Deciding how to deal with those types of interruptions has more to do with your parenting style and the ages of your kids. I could give you advice about what I do, but if it doesn’t make sense for your family then it’s pointless. There is only one piece of advice I can give at the moment: It’s literally about choosing your battles. Sure you can make sure you have talked to them about the importance of what you are doing, give them something to do to occupy their time too. It may limit interruptions to an extent, but they still come.
Sometimes it’s more simple, a phone call for example. We basically have to decide if we need to take that call now, or if it can be returned later. There are times when we need to decide before we begin a task that the only interruptions we are going to accept are ones of dire need. Life and death! Easier said than done, but with practice this can get easier. If you do choose to have set times each day that you will be doing something you prefer not to be interrupted, let friends and family know. They should be able to respect that.
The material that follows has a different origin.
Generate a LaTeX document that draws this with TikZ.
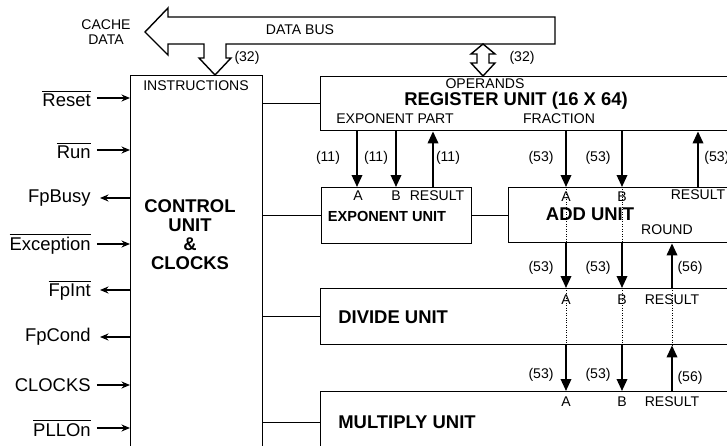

There isn’t a foolproof way to limit or deal with interruptions, the idea is to really deal with each one as it comes. While trying not to lose the focus. I try to keep my mind going on what I was doing. Basically multitasking.
Working from home isn’t always as wonderful as it sounds. Although it definitely has it pluses. There are plenty of issues that come into play that make keeping that same focus we would have commuting to work difficult. None of these tips are foolproof, none of them are guaranteed to help solve all your problems. But I would really like to hear any tips you may have. It’s a process, finding that working grove, that will take time and effort to get.